Dès la phase pilote, le nombre d’inscriptions et de garanties de prise en charge des couts s’est révélé plus élevé que prévu. Les prestations remboursées ont considérablement facilité le quotidien des personnes âgées vivant à domicile et amélioré leur qualité de vie. Les prestations de soutien au quotidien ancrées dans la loi ont un effet positif sur la situation des retraité-e-s en situation de précarité.
Quels sont les couts prévus pour la nouvelle règlementation?
La Confédération prévoit des couts annuels de 300 à 620 millions de francs. Parallèlement, il estime que le projet permettra d’économiser 280 millions de francs, car l’extension des prestations complémentaires permettra de réduire le nombre de personnes devant se rendre prématurément en institution. Le défi du financement réside dans le fait que les cantons doivent prendre en charge la totalité des couts, car la Confédération ne souhaite pas apporter de contribution.
Le projet permet-il de remédier aux pénuries croissantes en matière de soins et d’assistance aux personnes âgées?
On peut s’attendre à un effet concret, en particulier pour les personnes qui ne requièrent que peu de soins mais qui doivent entrer en institution, faute de moyens pour payer des prestations de soutien au quotidien. Ces personnes pourront certainement vivre plus longtemps chez elles et soulageront ainsi les services de soins autant que les couts de la santé.
À propos de Riccardo Pardini
Riccardo Pardini travaille en tant que collaborateur scientifique au département Travail social de la BFH. Il est titulaire d’un Master of Arts en Sociologie et en Philosophie. Ses domaines de prédilection couvrent la société vieillissante et le travail avec les personnes âgées dans l’espace social communal. Le logement et l’accompagnement des personnes âgées, la politique de la vieillesse et les inégalités sociales durant la vieillesse constituent les principaux domaines auxquels il consacre ses travaux de recherche.
Percevez-vous la nécessité d’agir davantage en matière de soutien aux personnes âgées?

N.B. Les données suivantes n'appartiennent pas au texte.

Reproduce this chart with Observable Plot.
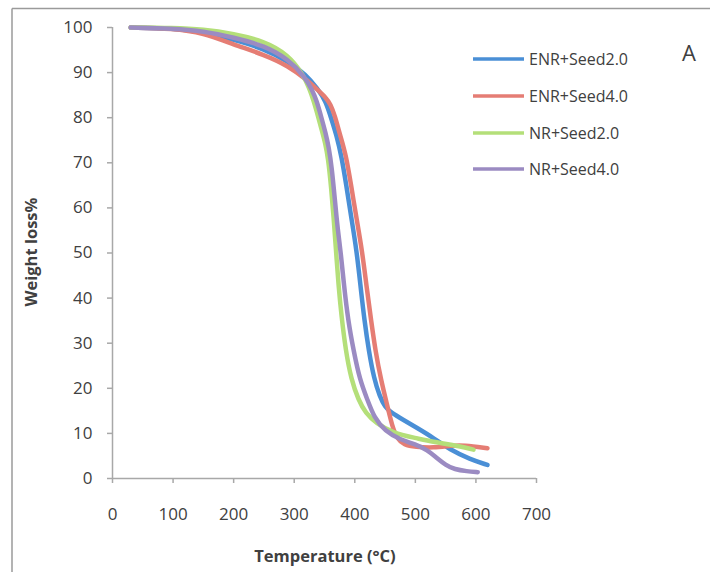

Si nous considérons le domaine de prestations qui sera amené à être financé par les prestations complémentaires, il manque des prestations qui favorisent l’inclusion sociale des personnes. Je pense par exemple à des activités communes comme manger ensemble ou accompagner quelqu’un au musée. Il ne sert pas à grand-chose qu’une personne soit nourrie de manière équilibrée grâce à un service de repas et qu’elle soit bien soignée par les services d’aide et de soins à domicile si elle reste cloitrée chez elle et ne fait plus rien. Son bienêtre en pâtira.
Les aspects psychosociaux revêtent une importance cruciale pour nous, les êtres humains, car ils renforcent notre aptitude à une vie autodéterminée et l’estime de soi. Passer du temps ensemble et se tenir compagnie, c’est tout simplement essentiel. Notre travail consiste à prévenir par ce biais-là l’augmentation de la solitude chez les personnes âgées, lorsque l’environnement social a tendance à se réduire, et à renforcer la santé psychique des personnes.